Wednesday 17 April 2013

Thatcher's Child

I was two years old when Margaret Thatcher became Prime Minister. I was thirteen when she was ousted from office. Infancy to teenage years - Maggie was the backdrop to my childhood. And so, my memories are her policies: sitting in the chilly dawn on the Fife coast waiting to welcome our warships home; driving past a forlorn group of miners who had picketed their pit for almost a year; having no homework for the majority of my primary schooling because of on-going industrial disputes between the government and the teachers... I could go on and on.

Thatcher was no feminist, but there was something about growing up in a country where the heads of state, both ceremonial and political, were women, which means I now refuse to accept that limits can or should be placed on women's activity. For that I thank her. I also rejoice that her strident leadership helped bring down the Communist Bloc and end the Cold War. However, I grieve for, not just those in our country whose lives were blighted by her decisions, but also for the millions of lives lost in developing countries as the "free trade" policies Britain and the US forced on those areas destroyed local economies and created crippling debt. This economic humanitarian catastrophe has barely been mentioned in the debates of the past few weeks.

Margaret Thatcher has been labelled a "divisive" woman in the past few weeks, with people either eulogising or demonising the longest serving prime minister of the twentieth century.  I, however, refuse to sit in either camp. There is something in the nature of these responses which reminds me too much of the extreme Madonna/Whore stereotypes which our society still subconsciously ascribes to any woman of power or influence. "Ding dong the WITCH is dead" - light-hearted protest or a return to language long used to drown women who didn't fit acceptable stereotypes?
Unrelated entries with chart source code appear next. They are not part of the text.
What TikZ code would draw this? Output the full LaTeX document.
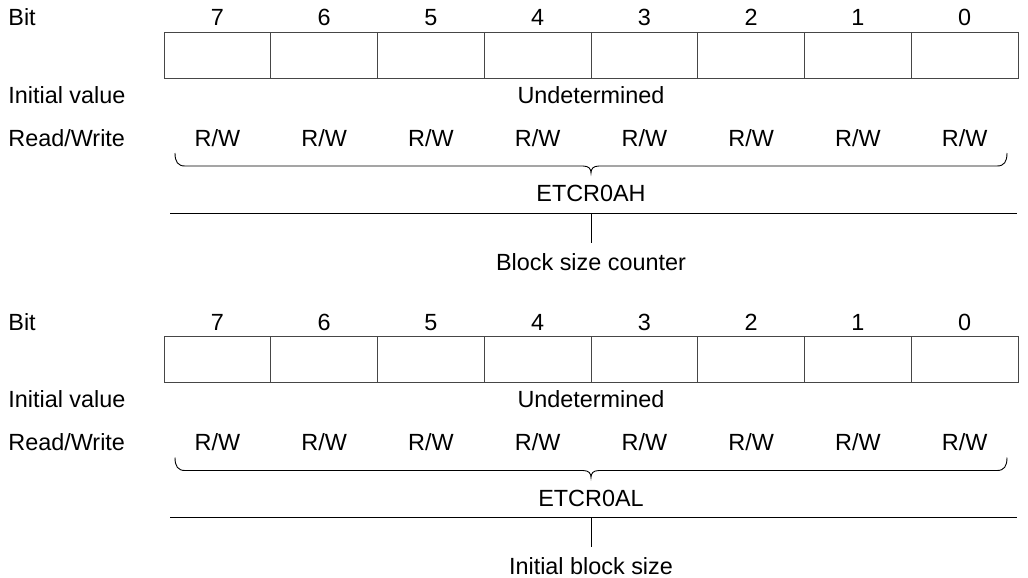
\documentclass[tikz,border=0pt]{standalone}
\usepackage{fontspec}
\setmainfont{Liberation Sans}
\definecolor{cellgray}{RGB}{70,70,70}

\begin{document}
\begin{tikzpicture}[x=0.5pt,y=-0.5pt,font=\fontsize{11.7}{14}\selectfont,
  lbl/.style={anchor=base,inner sep=0pt},
  cellbox/.style={draw=cellgray,line width=0.45pt},
  rule/.style={line width=0.45pt}]
 \useasboundingbox (0,0) rectangle (1028,578);
 \foreach \yo/\reg/\desc in {0/ETCR0AH/Block size counter,304.5/ETCR0AL/Initial block size}
 {
  \begin{scope}[shift={(0,\yo)}]
   \node[lbl,anchor=base west] (bit) at (8,25.7) {Bit};
   \node[lbl,anchor=base west] (init) at (8,103.3) {Initial value};
   \node[lbl,anchor=base west] (rwlbl) at (8,146) {Read/Write};
   \foreach \i in {0,...,7}
     {\pgfmathtruncatemacro\bitno{7-\i}
      \draw[cellbox] (164+106.75*\i,32) rectangle +(106.75,46);
      \node[lbl] (b\i) at (217.4+106.75*\i,25.7) {\bitno};
      \node[lbl] (rw\i) at (217.4+106.75*\i,146) {R/W};}
   \node[lbl] (undet) at (591,103.3) {Undetermined};
   % brace over the eight bits
   \draw[rule] (175,153) .. controls (175,162) and (178,166) .. (185,166)
     -- (583,166) .. controls (589,166) and (591,169) .. (591,173)
     .. controls (591,169) and (593,166) .. (599,166)
     -- (997,166) .. controls (1004,166) and (1007,162) .. (1007,153);
   \node[lbl] (reg) at (591,201.7) {\reg};
   \coordinate (hl) at (170,213);
   \coordinate (hr) at (1017,213);
   \coordinate (tap) at (591,213);
   \draw[rule] (hl) -- (hr);
   \node[lbl] (desc) at (591,270) {\desc};
   \draw[rule] (tap) -- ([yshift=5pt]desc.north);
  \end{scope}
 }
\end{tikzpicture}
\end{document}
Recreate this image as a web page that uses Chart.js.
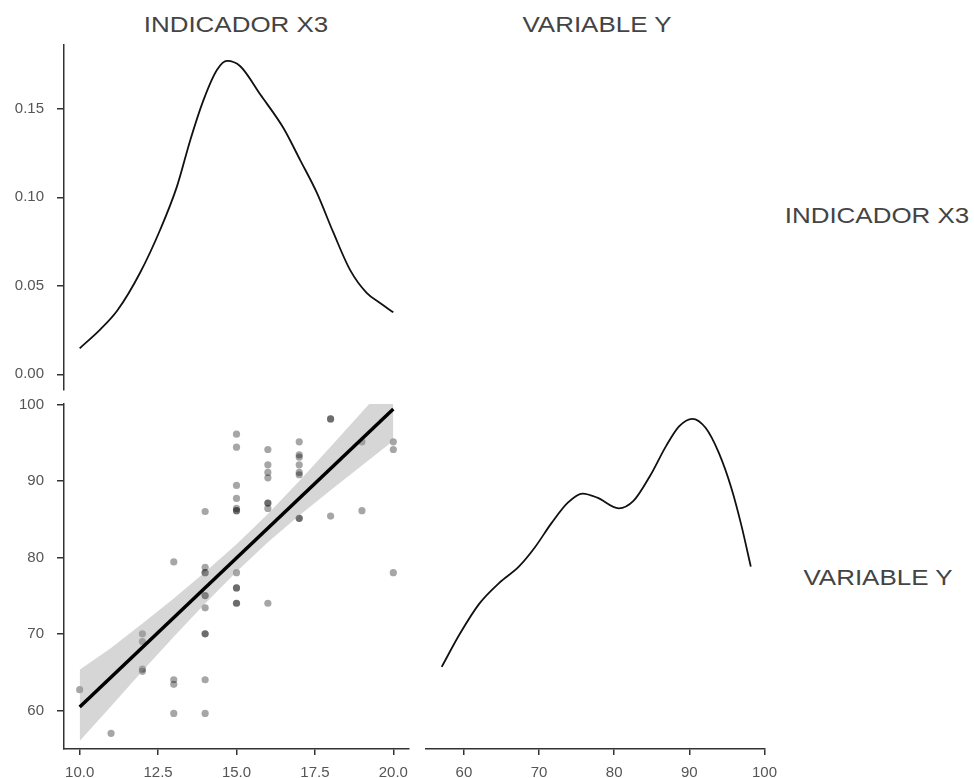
<!DOCTYPE html>
<html lang="es">
<head>
<meta charset="utf-8">
<title>Matriz de dispersión</title>
<script src="https://cdn.jsdelivr.net/npm/chart.js@4.4.1/dist/chart.umd.min.js"></script>
<style>
    body { margin: 0; background: #fff; }
    #wrap { position: relative; width: 974px; height: 778px; font-family: "Liberation Sans", Arial, sans-serif; }
    #wrap canvas { position: absolute; }
    .etiqueta {
        position: absolute;
        transform: translate(-50%, -50%) scaleX(1.18);
        white-space: nowrap;
        font-size: 22px;
        color: #444;
    }
</style>
</head>
<body>
<div id="wrap">
    <div class="etiqueta" style="left:236px; top:25px;">INDICADOR X3</div>
    <div class="etiqueta" style="left:597px; top:25px;">VARIABLE Y</div>
    <div class="etiqueta" style="left:877px; top:216px;">INDICADOR X3</div>
    <div class="etiqueta" style="left:878px; top:578px;">VARIABLE Y</div>

    <canvas id="densX3" width="420" height="365" style="left:0; top:35px;"></canvas>
    <canvas id="dispersion" width="424" height="384" style="left:0; top:394px;"></canvas>
    <canvas id="densY" width="370" height="384" style="left:416px; top:394px;"></canvas>
</div>

<script>
// Densidad del indicador X3
const x3Grid = [10.0, 10.66, 11.2, 11.93, 12.57, 13.1, 13.53, 13.95, 14.38, 14.7, 15.12, 15.76, 16.5, 17.03, 17.56, 18.09, 18.62, 19.15, 19.6, 20.0];
const x3Dens = [0.0147, 0.0254, 0.036, 0.0575, 0.0818, 0.106, 0.1325, 0.155, 0.172, 0.177, 0.174, 0.158, 0.139, 0.121, 0.1026, 0.080, 0.059, 0.046, 0.040, 0.035];

// Densidad de la variable Y
const yGrid = [57.04, 59.44, 62.05, 64.67, 67.3, 69.48, 71.65, 73.83, 75.8, 77.76, 80.6, 82.56, 84.74, 86.92, 88.66, 90.4, 92.16, 93.9, 95.65, 96.96, 98.18];
const yDens = [0.0100, 0.0140, 0.0177, 0.0202, 0.0222, 0.0246, 0.0275, 0.0300, 0.0311, 0.0306, 0.0293, 0.0302, 0.0332, 0.0369, 0.0393, 0.0402, 0.0391, 0.0361, 0.0316, 0.0271, 0.0222];

// Observaciones (X3, Y)
const obsX3 = [10, 11,
    12, 12, 12, 12,
    13, 13, 13, 13,
    14, 14, 14, 14, 14, 14, 14, 14, 14, 14, 14,
    15, 15, 15, 15, 15, 15, 15, 15, 15, 15, 15, 15,
    16, 16, 16, 16, 16, 16, 16, 16,
    17, 17, 17, 17, 17, 17, 17, 17,
    18, 18, 18,
    19, 19,
    20, 20, 20];
const obsY = [62.7, 57.0,
    70.0, 69.0, 65.4, 65.1,
    79.4, 64.0, 63.4, 59.6,
    86.0, 78.7, 78.0, 78.0, 75.0, 75.0, 73.4, 70.0, 70.0, 64.0, 59.6,
    96.1, 94.4, 89.4, 87.7, 86.4, 86.1, 86.1, 78.0, 76.0, 76.0, 74.0, 74.0,
    94.1, 92.1, 91.1, 90.4, 87.1, 87.1, 86.4, 74.0,
    95.1, 93.4, 93.1, 92.1, 91.1, 90.8, 85.1, 85.1,
    98.1, 98.1, 85.4,
    95.1, 86.1,
    95.1, 94.1, 78.0];

// Recta ajustada y banda de confianza
const rectaX = [10, 20];
const rectaY = [60.45, 99.4];
const bandaX = [10, 11, 12, 13, 14, 15, 16, 17, 18, 19, 20];
const bandaInf = [56.0, 60.55, 65.14, 69.64, 73.98, 78.13, 81.97, 85.47, 88.76, 92.01, 95.25];
const bandaSup = [65.3, 68.15, 71.34, 74.64, 78.08, 81.73, 85.67, 89.97, 94.46, 99.01, 103.55];

// Ticks de los ejes
const ticksDens = [0, 0.05, 0.10, 0.15];
const ticksX3 = [10, 12.5, 15, 17.5, 20];
const ticksY = [60, 70, 80, 90, 100];

const colorEje = '#333';
const fuenteTicks = { family: '"Liberation Sans", Arial, sans-serif', size: 15 };

const pares = (xs, ys) => xs.map((x, i) => ({ x: x, y: ys[i] }));

function ejeX(min, max, ticks, decimales) {
    return {
        type: 'linear', min: min, max: max,
        afterBuildTicks: scale => { scale.ticks = ticks.map(v => ({ value: v })); },
        afterFit: scale => { scale.height = 29; },
        ticks: { color: '#555', font: fuenteTicks, padding: 9, maxRotation: 0,
                 callback: v => v.toFixed(decimales) },
        grid: { drawOnChartArea: false, tickLength: 6, color: colorEje, lineWidth: 1.5 },
        border: { color: colorEje, width: 1.5 }
    };
}

function ejeY(min, max, ticks, decimales) {
    return {
        type: 'linear', min: min, max: max,
        afterBuildTicks: scale => { scale.ticks = ticks.map(v => ({ value: v })); },
        afterFit: scale => {
            // ancho fijo y sin relleno vertical extra por las etiquetas
            scale.width = 64;
            scale.paddingTop = 0;
            scale.paddingBottom = 0;
        },
        ticks: { color: '#555', font: fuenteTicks, padding: 13,
                 callback: v => v.toFixed(decimales) },
        grid: { drawOnChartArea: false, tickLength: 7, color: colorEje, lineWidth: 1.5 },
        border: { color: colorEje, width: 1.5 }
    };
}

const opcionesBase = {
    responsive: false,
    animation: false,
    devicePixelRatio: 1,
    plugins: { legend: { display: false }, tooltip: { enabled: false } }
};

function curva(datos) {
    return {
        data: datos, showLine: true, cubicInterpolationMode: 'monotone',
        borderColor: '#111', borderWidth: 1.8,
        pointRadius: 0, fill: false
    };
}

// Panel superior izquierdo: densidad de X3
new Chart(document.getElementById('densX3'), {
    type: 'scatter',
    data: { datasets: [curva(pares(x3Grid, x3Dens))] },
    options: Object.assign({}, opcionesBase, {
        layout: { padding: { top: 10, right: 11, bottom: 10, left: 0 } },
        scales: {
            x: { type: 'linear', min: 9.5, max: 20.5, display: false },
            y: ejeY(-0.00885, 0.186, ticksDens, 2)
        }
    })
});

// Panel inferior izquierdo: dispersión con recta ajustada
new Chart(document.getElementById('dispersion'), {
    type: 'scatter',
    data: {
        datasets: [
            {
                data: pares(rectaX, rectaY), showLine: true,
                borderColor: '#000', borderWidth: 3.5, pointRadius: 0, order: 1
            },
            {
                data: pares(bandaX, bandaInf), showLine: true,
                borderWidth: 0, borderColor: 'transparent', pointRadius: 0, order: 3
            },
            {
                data: pares(bandaX, bandaSup), showLine: true,
                borderWidth: 0, borderColor: 'transparent', pointRadius: 0,
                fill: '-1', backgroundColor: 'rgba(153,153,153,0.4)', order: 2
            },
            {
                data: pares(obsX3, obsY),
                pointRadius: 3.6, pointBorderWidth: 0,
                pointBackgroundColor: 'rgba(0,0,0,0.35)', pointBorderColor: 'transparent',
                order: 4
            }
        ]
    },
    options: Object.assign({}, opcionesBase, {
        layout: { padding: { top: 10, right: 15, bottom: 0, left: 0 } },
        scales: {
            x: ejeX(9.5, 20.5, ticksX3, 1),
            y: ejeY(54.95, 100.05, ticksY, 0)
        }
    })
});

// Panel inferior derecho: densidad de Y
new Chart(document.getElementById('densY'), {
    type: 'scatter',
    data: { datasets: [curva(pares(yGrid, yDens))] },
    options: Object.assign({}, opcionesBase, {
        layout: { padding: { top: 10, right: 16, bottom: 0, left: 10 } },
        scales: {
            x: ejeX(54.95, 100.05, ticksY, 0),
            y: { type: 'linear', min: 0, max: 0.042, display: false }
        }
    })
});
</script>
</body>
</html>
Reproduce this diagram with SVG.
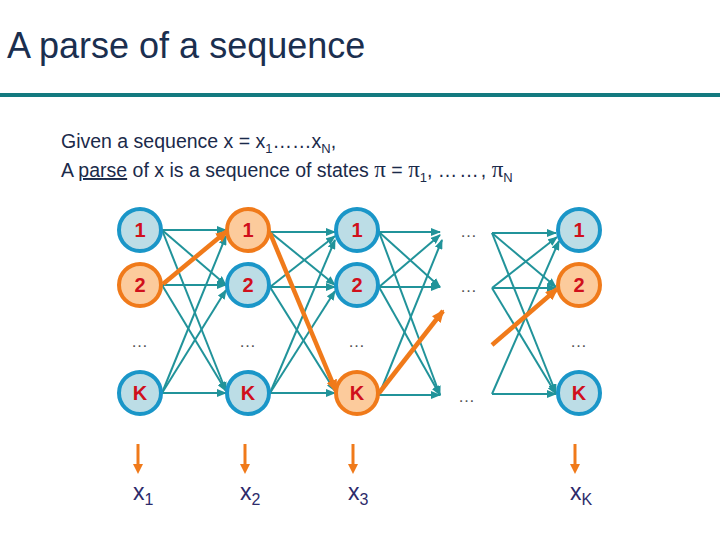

So how will I remember her? Ambivalently. But for me that is not the key question. My generation are known as "Thatcher's Children", and so we have a complicated relationship with the Mother of our era. However, years of counselling people who have issues related to their childhood has taught me that in many cases there comes a point when you need to stop blaming your parents for all life's problems, and take responsibility for setting your own course in life. Likewise for Thatcher's children, the real question is what we will do with her legacy? What good can we draw from her example? What wrongs will we right in recognition of her failings? Will we do any better?